The deafening silence tells them they have lost any link to Earth...and any chance for rescue. As fear turns to panic, every gulp of air eats away at what little oxygen is left.
But the only way home may be to go further out into the terrifying expanse of space. (c.) Warner Bros.
Let's see what the critics have to say:
Richard Reoper, Chicago Sun Times: "This is one of the most stunning visual treats of the year and one of the most unforgettable thrill rides in recent memory. You'll have to remind yourself to breathe during some of the more harrowing sequences. And even when circumstances seem to defy space logic and test our credulity to the cracking point, the life-and-death ballet with all its crazy twists and turns has just enough science behind it to persuade us. OK. I guess that could happen."
Kenneth Turan, Los Angeles Times: "One of the things that makes "Gravity" stand out is that its visuals of interior space are as striking as what it shows us of outer space. One particular sequence, of Stone gliding with weightless ease through spaceship corridors, is remarkable for its seeming effortlessness. In fact, the amount of work necessary to achieve that effect - including the invention of a 12-wire pulley system attached to Bullock and controlled by some of the puppeteers who worked on the theatrical version of "War Horse" - almost defies description."
Dana Stevens, Slate: "Unlike Cuarón's extraordinary "Children of Men," it doesn't quite pull off its ambitious effort to combine formal inventiveness, heart-pounding action, and intimate human storytelling. But it succeeds thrillingly at the first two of those categories, and only misses the mark on the last because it tries a little too hard-which is certainly a welcome respite from the countless sci-fi thrillers that privilege the human story not at all."

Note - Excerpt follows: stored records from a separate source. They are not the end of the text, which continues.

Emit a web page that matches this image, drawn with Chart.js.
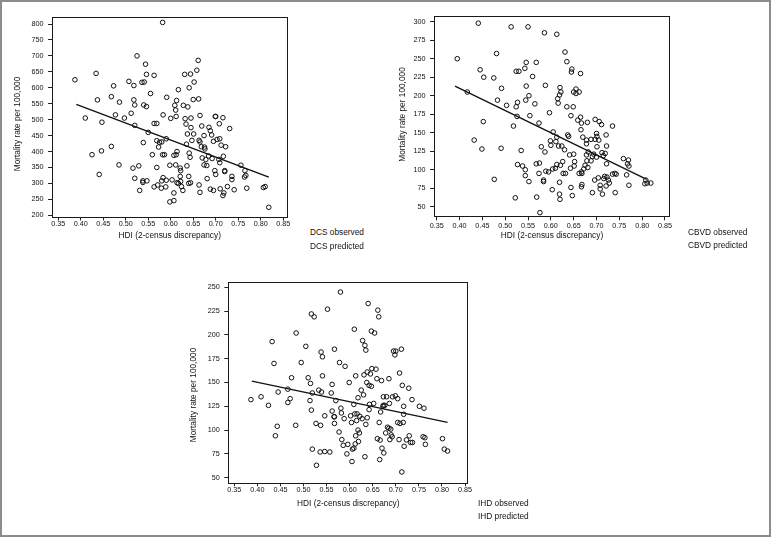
<!DOCTYPE html>
<html><head><meta charset="utf-8">
<script src="https://cdn.jsdelivr.net/npm/chart.js@4.4.1/dist/chart.umd.min.js"></script>
<style>
html,body{margin:0;padding:0;background:#fff;}
#page{position:relative;width:771px;height:537px;overflow:hidden;background:#fff;}
#outer{position:absolute;left:0;top:0;width:771px;height:537px;box-sizing:border-box;border:2px solid #8c8c8c;}
canvas{position:absolute;}
.lg{position:absolute;white-space:nowrap;color:#111;line-height:1;}
</style></head><body>
<div id="page"><div id="outer"></div>
<canvas id="c1"></canvas><canvas id="c2"></canvas><canvas id="c3"></canvas>
</div>
<script>
// ---------- DATA ----------
const xTicks = [0.35,0.40,0.45,0.50,0.55,0.60,0.65,0.70,0.75,0.80,0.85];
const dcsYTicks = [200,250,300,350,400,450,500,550,600,650,700,750,800];
const cbvdYTicks = [50,75,100,125,150,175,200,225,250,275,300];
const ihdYTicks = [50,75,100,125,150,175,200,225,250];
const xTitle = 'HDI (2-census discrepancy)';
const yTitle = 'Mortality rate per 100,000';
const dcsLegend = ['DCS observed','DCS predicted'];
const cbvdLegend = ['CBVD observed','CBVD predicted'];
const ihdLegend = ['IHD observed','IHD predicted'];

// DCS observed
const dcsHDI = [0.387,0.41,0.425,0.434,0.437,0.446,0.441,0.447,0.468,0.468,0.473,0.477,0.486,0.485,0.497,0.507,0.512,0.516,0.518,0.518,
0.52,0.52,0.52,0.525,0.529,0.531,0.536,0.541,0.539,0.538,0.538,0.540,0.544,0.546,0.546,0.547,0.55,0.555,0.559,0.563,
0.563,0.569,0.563,0.569,0.571,0.573,0.579,0.58,0.582,0.583,0.586,0.582,0.591,0.589,0.59,0.598,0.60,0.603,0.607,0.617,
0.607,0.609,0.611,0.613,0.612,0.607,0.612,0.614,0.611,0.614,0.617,0.621,0.622,0.621,0.622,0.624,0.627,0.628,0.631,0.632,
0.634,0.635,0.637,0.636,0.638,0.64,0.64,0.641,0.641,0.643,0.644,0.644,0.645,0.645,0.647,0.65,0.651,0.652,0.658,0.661,
0.662,0.663,0.665,0.665,0.668,0.669,0.663,0.665,0.67,0.674,0.675,0.676,0.674,0.678,0.68,0.681,0.684,0.685,0.688,0.691,
0.688,0.692,0.695,0.695,0.698,0.699,0.700,0.70,0.703,0.707,0.708,0.709,0.709,0.71,0.712,0.716,0.716,0.717,0.718,0.72,
0.72,0.722,0.726,0.731,0.736,0.736,0.741,0.756,0.765,0.767,0.769,0.764,0.806,0.81,0.818,0.569,0.575,0.583,0.59,0.58,0.598];
const dcsRate = [625,505,390,645,562,402,328,492,572,416,606,515,555,358,505,620,520,348,607,562,
546,482,316,700,355,278,617,618,428,308,303,546,674,642,541,308,460,582,390,639,
488,488,289,434,295,414,285,430,805,515,390,390,570,289,440,242,504,311,246,594,
270,545,530,560,510,388,390,400,358,302,300,348,340,322,306,290,278,545,642,503,
486,423,455,355,540,322,300,600,395,382,302,643,475,505,435,563,455,618,655,686,
565,435,513,430,415,480,295,272,380,450,414,408,358,375,356,315,386,476,465,452,
282,378,278,432,340,510,510,328,438,375,487,440,365,283,420,506,262,385,270,340,
337,415,290,472,322,312,280,357,340,325,285,320,287,290,225,350,429,318,310,308,357];
// DCS predicted (fitted line ends)
const dcsPredHDI = [0.39,0.818];
const dcsPred = [548,320];

// CBVD observed
const cbvdHDI = [0.395,0.417,0.441,0.445,0.432,0.449,0.453,0.452,0.481,0.475,0.476,0.483,0.492,0.491,0.503,0.513,0.518,0.522,0.524,0.530,
0.524,0.527,0.526,0.527,0.535,0.538,0.543,0.544,0.544,0.546,0.546,0.545,0.552,0.550,0.552,0.554,0.560,0.565,0.568,0.569,
0.574,0.568,0.575,0.574,0.576,0.579,0.584,0.584,0.586,0.588,0.587,0.589,0.595,0.597,0.599,0.600,0.603,0.604,0.605,0.613,
0.611,0.613,0.61,0.613,0.615,0.616,0.619,0.620,0.622,0.617,0.624,0.619,0.619,0.620,0.621,0.626,0.627,0.632,0.63,0.631,
0.635,0.635,0.637,0.639,0.641,0.643,0.644,0.644,0.646,0.645,0.647,0.649,0.650,0.652,0.65,0.651,0.655,0.655,0.659,0.662,
0.662,0.665,0.665,0.666,0.667,0.667,0.668,0.668,0.667,0.67,0.672,0.675,0.678,0.678,0.678,0.68,0.679,0.682,0.681,0.688,
0.688,0.691,0.694,0.691,0.697,0.696,0.697,0.7,0.701,0.7,0.701,0.705,0.706,0.704,0.708,0.708,0.711,0.712,0.713,0.715,
0.716,0.718,0.719,0.721,0.721,0.722,0.722,0.723,0.726,0.728,0.735,0.735,0.74,0.743,0.741,0.759,0.770,0.768,0.771,0.766,
0.771,0.808,0.811,0.819,0.806];
const cbvdRate = [250,205,298,235,140,128,225,165,257,224,87,194,210,129,187,293,159,62,233,233,
185,191,172,107,126,105,237,92,100,245,213,194,200,293,84,173,226,189,245,63,
163,108,109,95,42,131,84,86,285,214,124,98,97,177,139,133,73,101,151,144,
138,283,102,107,196,190,201,211,205,132,132,83,67,60,106,111,95,95,127,259,
246,185,147,145,120,102,76,173,236,232,65,185,205,111,121,105,209,203,167,205,
95,230,171,154,163,97,95,80,77,144,101,106,140,135,120,164,112,124,103,112,
141,118,121,69,168,86,141,149,131,117,145,140,165,89,79,74,161,123,67,119,
88,91,122,147,78,132,108,90,86,82,159,94,95,94,69,115,113,108,105,93,
79,86,82,82,81];
// CBVD predicted (fitted line ends)
const cbvdPredHDI = [0.39,0.81];
const cbvdPred = [213,87];

// IHD observed
const ihdHDI = [0.386,0.408,0.424,0.432,0.436,0.439,0.443,0.445,0.466,0.466,0.471,0.474,0.483,0.484,0.495,0.505,0.510,0.514,0.515,0.517,
0.519,0.517,0.523,0.519,0.527,0.528,0.533,0.536,0.537,0.538,0.541,0.539,0.541,0.546,0.546,0.552,0.557,0.56,0.562,0.562,
0.566,0.567,0.567,0.567,0.570,0.577,0.578,0.580,0.581,0.582,0.583,0.586,0.588,0.590,0.594,0.596,0.599,0.602,0.604,0.605,
0.606,0.609,0.610,0.609,0.611,0.613,0.612,0.613,0.615,0.616,0.618,0.619,0.618,0.621,0.622,0.625,0.627,0.628,0.63,0.631,
0.633,0.635,0.633,0.635,0.637,0.638,0.638,0.640,0.642,0.642,0.643,0.645,0.648,0.647,0.647,0.652,0.654,0.657,0.659,0.66,
0.661,0.663,0.666,0.664,0.665,0.667,0.669,0.67,0.672,0.673,0.673,0.674,0.676,0.678,0.68,0.682,0.685,0.685,0.686,0.687,
0.689,0.69,0.692,0.693,0.695,0.698,0.699,0.7,0.704,0.704,0.707,0.708,0.709,0.712,0.713,0.714,0.716,0.717,0.717,0.718,
0.723,0.728,0.729,0.732,0.736,0.735,0.751,0.759,0.761,0.763,0.764,0.801,0.805,0.812];
const ihdRate = [132,135,126,193,170,94,104,140,143,129,133,155,105,202,171,188,155,131,149,121,
80,222,219,139,107,63,142,77,105,182,177,140,157,115,77.5,227,77,139,148,120,
114,185,107,114,131,98,171,245,123,118,90,84,112,167,75,85,150,115,108,67,
80,81,206,127,117,157,85.5,94,110,117,134,88,100,97,114.5,142,112,194,137,158,
189,184,72,106,150,113,161,233,147,121.5,127,159,164.6,146,204,128,202,164,154,91,
226,219,89.5,108,69,119,152,81,125,135,126,76,126,97,135,103,102,154,128,90,
101,95,93,135,183,179,136,183,133,108,90,160,107,185,56,147,108,116.6,125,83,
89.7,144,94,87,87,132,125,93,123,92,85,91,80,78];
// IHD predicted (fitted line ends)
const ihdPredHDI = [0.388,0.812];
const ihdPred = [151.5,108];

// ---------- FONT ----------
function fontAvailable(name){
  const ctx=document.createElement('canvas').getContext('2d');
  const s='HDI (2-census discrepancy) 0.35 Wmwil';
  ctx.font='20px monospace'; const a=ctx.measureText(s).width;
  ctx.font='20px "'+name+'", monospace'; const b=ctx.measureText(s).width;
  return Math.abs(a-b)>0.5;
}
const NARROW = fontAvailable('Liberation Sans Narrow');
const FAMILY = NARROW ? '"Liberation Sans Narrow", "Liberation Sans", Arial, sans-serif' : '"Liberation Sans", Arial, sans-serif';
const K = NARROW ? 1 : 0.83;
const TICK_SIZE = 8.7*K, TITLE_SIZE = 10*K, LEGEND_SIZE = 10*K;
Chart.defaults.font.family = FAMILY;
Chart.defaults.color = '#111';

const framePlugin = {
  id:'frame',
  beforeDatasetsDraw(chart){
    const {ctx, chartArea:a} = chart;
    ctx.save(); ctx.strokeStyle='#1a1a1a'; ctx.lineWidth=1;
    ctx.strokeRect(Math.round(a.left)+0.5, Math.round(a.top)+0.5, Math.round(a.right-a.left)-1, Math.round(a.bottom-a.top)-1);
    ctx.restore();
  }
};
// vertical axis title, drawn at the centre measured on the reference
const yTitlePlugin = {
  id:'yTitle',
  afterDraw(chart, args, opts){
    const ctx = chart.ctx;
    ctx.save();
    ctx.translate(opts.x, opts.y);
    ctx.rotate(-Math.PI/2);
    ctx.font = TITLE_SIZE + 'px ' + FAMILY;
    ctx.fillStyle = '#111';
    ctx.textAlign = 'center'; ctx.textBaseline = 'middle';
    ctx.fillText(opts.text, 0, 0);
    ctx.restore();
  }
};

const panels = [
  {id:'c1', left:0, top:0, w:300, h:252, frame:[52,17,287.5,217.5], yTitleX:18, yTitleY:124, xTitleY:235.7, xLabPad:0,
   x:dcsHDI, y:dcsRate, px:dcsPredHDI, py:dcsPred, yTicks:dcsYTicks, xMin:0.336, xMax:0.8596, yMin:193, yMax:822,
   legend:dcsLegend, legendX:310, legendY:[232.5,246]},
  {id:'c2', left:380, top:0, w:300, h:252, frame:[434,16,670,217.3], yTitleX:403, yTitleY:114.5, xTitleY:235.8, xLabPad:2,
   x:cbvdHDI, y:cbvdRate, px:cbvdPredHDI, py:cbvdPred, yTicks:cbvdYTicks, xMin:0.344, xMax:0.861, yMin:35.7, yMax:307.7,
   legend:cbvdLegend, legendX:688, legendY:[232.5,245.5]},
  {id:'c3', left:180, top:265, w:300, h:255, frame:[228.3,281.7,468.3,483.3], yTitleX:194, yTitleY:395, xTitleY:503.5, xLabPad:0,
   x:ihdHDI, y:ihdRate, px:ihdPredHDI, py:ihdPred, yTicks:ihdYTicks, xMin:0.337, xMax:0.857, yMin:44.1, yMax:255.9,
   legend:ihdLegend, legendX:478, legendY:[503.5,516.5]}
];

const page = document.getElementById('page');
panels.forEach(p => {
  const cv = document.getElementById(p.id);
  cv.width = p.w; cv.height = p.h;
  cv.style.left = p.left+'px'; cv.style.top = p.top+'px';
  cv.style.width = p.w+'px'; cv.style.height = p.h+'px';
  const [fl, ft, fr, fb] = p.frame;
  const yW = fl - p.left;
  const xH = p.top + p.h - fb;
  const obs = p.x.map((v,i)=>({x:v, y:p.y[i]}));
  const pred = p.px.map((v,i)=>({x:v, y:p.py[i]}));
  new Chart(cv, {
    type:'scatter',
    data:{datasets:[
      {label:p.legend[0], data:obs, pointStyle:'circle', pointRadius:2.3, pointHoverRadius:2.3,
       borderColor:'#111', backgroundColor:'rgba(0,0,0,0)', pointBorderWidth:1, order:2},
      {label:p.legend[1], data:pred, showLine:true, pointRadius:0, borderColor:'#111', borderWidth:1.3, order:1}
    ]},
    options:{
      responsive:false, animation:false, devicePixelRatio:1,
      layout:{padding:{left:0, top:ft - p.top, right:p.left + p.w - fr, bottom:0}},
      plugins:{legend:{display:false}, tooltip:{enabled:false},
               yTitle:{text:yTitle, x:p.yTitleX - p.left, y:p.yTitleY - p.top}},
      scales:{
        x:{type:'linear', position:'bottom', min:p.xMin, max:p.xMax,
           afterBuildTicks:ax=>{ax.ticks = xTicks.map(v=>({value:v}));},
           afterFit:s=>{s.height = xH;},
           grid:{drawOnChartArea:false, drawTicks:true, tickLength:3, color:'#222', lineWidth:1},
           border:{display:false},
           ticks:{autoSkip:false, maxRotation:0, padding:p.xLabPad, color:'#111',
                  font:{size:TICK_SIZE, lineHeight:1}, callback:v=>Number(v).toFixed(2)},
           title:{display:true, text:xTitle, color:'#111', font:{size:TITLE_SIZE, lineHeight:1},
                  padding:{top:0, bottom:p.top + p.h - p.xTitleY - TITLE_SIZE/2}}},
        y:{type:'linear', position:'left', min:p.yMin, max:p.yMax,
           afterBuildTicks:ax=>{ax.ticks = p.yTicks.map(v=>({value:v}));},
           afterFit:s=>{s.width = yW;},
           grid:{drawOnChartArea:false, drawTicks:true, tickLength:4, color:'#222', lineWidth:1},
           border:{display:false},
           ticks:{autoSkip:false, padding:4.5, color:'#111', font:{size:TICK_SIZE, lineHeight:1},
                  callback:v=>String(v)},
           title:{display:false, text:yTitle}}
      }
    },
    plugins:[framePlugin, yTitlePlugin]
  });
  p.legend.forEach((t,i)=>{
    const d = document.createElement('div');
    d.className='lg'; d.textContent=t;
    d.style.fontFamily = FAMILY; d.style.fontSize = LEGEND_SIZE+'px';
    d.style.left = p.legendX+'px'; d.style.top = (p.legendY[i] - LEGEND_SIZE/2)+'px';
    page.appendChild(d);
  });
});
</script>
</body></html>
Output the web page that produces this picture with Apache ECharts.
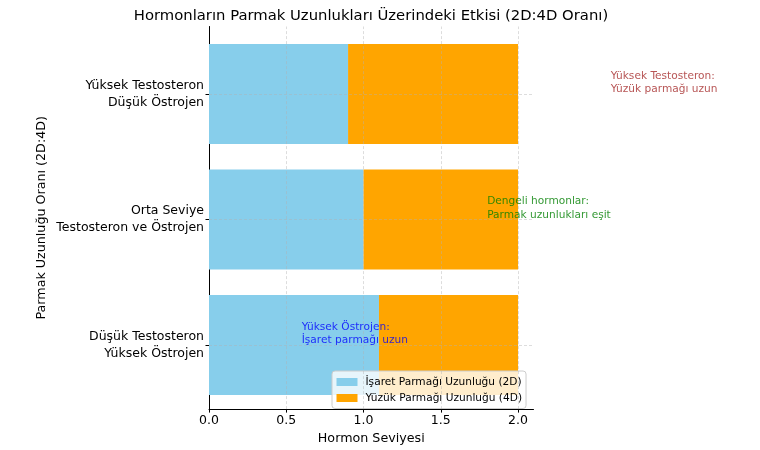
<!DOCTYPE html>
<html>
<head>
<meta charset="utf-8">
<script src="https://cdn.jsdelivr.net/npm/echarts@6/dist/echarts.min.js"></script>
<style>html,body{margin:0;padding:0;background:#fff}#c{width:760px;height:450px}</style>
</head>
<body>
<div id="c"></div>
<script>
var categories = ["Düşük Testosteron\nYüksek Östrojen", "Orta Seviye\nTestosteron ve Östrojen", "Yüksek Testosteron\nDüşük Östrojen"];
var index2D = [1.1, 1.0, 0.9];
var ring4D = [0.9, 1.0, 1.1];
var xTicks = [0, 0.5, 1.0, 1.5, 2.0];
var annotX = [0.6, 1.8, 2.6];
var annotTexts = ["Yüksek Östrojen:\nİşaret parmağı uzun", "Dengeli hormonlar:\nParmak uzunlukları eşit", "Yüksek Testosteron:\nYüzük parmağı uzun"];
var annotColors = ["#0000ff", "#008000", "#a52a2a"];

var FONT = "DejaVu Sans";
var chart = echarts.init(document.getElementById('c'), null, {renderer: 'canvas'});
var gridColor = 'rgba(176,176,176,0.55)';

var option = {
  animation: false,
  textStyle: {fontFamily: FONT},
  title: {
    text: "Hormonların Parmak Uzunlukları Üzerindeki Etkisi (2D:4D Oranı)",
    left: 371, top: 9, textAlign: 'center', padding: 0,
    textStyle: {fontFamily: FONT, fontSize: 14.8, fontWeight: 'normal', color: '#000'}
  },
  legend: {
    orient: 'vertical', left: 332, top: 371,
    backgroundColor: 'rgba(255,255,255,0.8)', borderColor: '#cccccc', borderWidth: 1, borderRadius: 3,
    padding: [5.5, 4, 5, 4.5], itemWidth: 21, itemHeight: 8, itemGap: 5,
    icon: 'rect',
    textStyle: {fontFamily: FONT, fontSize: 10.6, color: '#000', padding: [0, 0, 0, 3]},
    data: ["İşaret Parmağı Uzunluğu (2D)", "Yüzük Parmağı Uzunluğu (4D)"]
  },
  grid: [
    {left: 209, right: 226.5, top: 26.5, bottom: 37.5},
    {left: 209, right: 226.5, top: 31.25, bottom: 42.25}
  ],
  xAxis: [
    {
      type: 'value', gridIndex: 0, min: 0, max: 2.1,
      name: 'Hormon Seviyesi', nameLocation: 'middle', nameGap: 21,
      nameTextStyle: {fontFamily: FONT, fontSize: 12.7, color: '#000'},
      axisLine: {show: true, lineStyle: {color: '#000', width: 1}},
      axisTick: {show: true, length: 3.5, lineStyle: {color: '#000'}, customValues: xTicks},
      axisLabel: {show: true, margin: 5, fontFamily: FONT, fontSize: 12.5, color: '#000',
        customValues: xTicks, formatter: function (v) { return v.toFixed(1); }},
      splitLine: {show: false}
    },
    {
      type: 'value', gridIndex: 1, min: 0, max: 2.1, show: false
    }
  ],
  yAxis: [
    {
      type: 'value', gridIndex: 0, min: 0, max: 1,
      name: 'Parmak Uzunluğu Oranı (2D:4D)', nameLocation: 'middle', nameGap: 161,
      nameTextStyle: {fontFamily: FONT, fontSize: 12.7, color: '#000'},
      axisLine: {show: true, lineStyle: {color: '#000', width: 1}},
      axisTick: {show: false}, axisLabel: {show: false}, splitLine: {show: false}
    },
    {
      type: 'category', gridIndex: 1, data: categories,
      axisLine: {show: false},
      axisTick: {show: true, alignWithLabel: true, length: 3.5, lineStyle: {color: '#000'}},
      axisLabel: {margin: 5, fontFamily: FONT, fontSize: 12.5, lineHeight: 17, color: '#000', align: 'right'},
      splitLine: {show: false}
    }
  ],
  series: [
    {
      type: 'line', xAxisIndex: 0, yAxisIndex: 0, data: [], silent: true, z: 0,
      markLine: {
        silent: true, symbol: 'none', label: {show: false},
        lineStyle: {type: [3, 2], color: gridColor, width: 0.8},
        data: xTicks.filter(function (t) { return t > 0; }).map(function (t) { return {xAxis: t}; })
      }
    },
    {
      type: 'line', xAxisIndex: 1, yAxisIndex: 1, data: [], silent: true, z: 0,
      markLine: {
        silent: true, symbol: 'none', label: {show: false},
        lineStyle: {type: [3, 2], color: gridColor, width: 0.8},
        data: categories.map(function (c) { return {yAxis: c}; })
      }
    },
    {
      name: "İşaret Parmağı Uzunluğu (2D)", type: 'bar', stack: 'total',
      xAxisIndex: 1, yAxisIndex: 1, barWidth: 100, z: 2,
      itemStyle: {color: '#87ceeb'}, data: index2D
    },
    {
      name: "Yüzük Parmağı Uzunluğu (4D)", type: 'bar', stack: 'total',
      xAxisIndex: 1, yAxisIndex: 1, barWidth: 100, z: 2,
      itemStyle: {color: '#ffa500'}, data: ring4D
    },
    {
      type: 'scatter', xAxisIndex: 1, yAxisIndex: 1, symbolSize: 0, clip: false, silent: true, z: 5,
      data: annotX.map(function (x, i) {
        return {
          value: [x, categories[i]],
          label: {
            show: true, formatter: annotTexts[i], position: [0, 0], offset: [0, 2],
            align: 'left', verticalAlign: 'bottom',
            fontFamily: FONT, fontSize: 10.6, lineHeight: 13.5, color: annotColors[i]
          }
        };
      })
    }
  ]
};
chart.setOption(option);
</script>
</body>
</html>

A.O. Scott: The New York Times: "The usual genre baggage has been jettisoned: there are no predatory extraterrestrials, no pompous flights of allegory, no extravagant pseudo-epic gestures. Instead, there is a swift and buoyant story of the struggle for survival in terrible, rapidly changing circumstances. Cosmic questions about our place in the universe are not so much avoided as subordinated to more pressing practical concerns. How do you outrun a storm of debris? Launch a landing module without fuel? Decipher an instruction manual in Russian or Chinese?"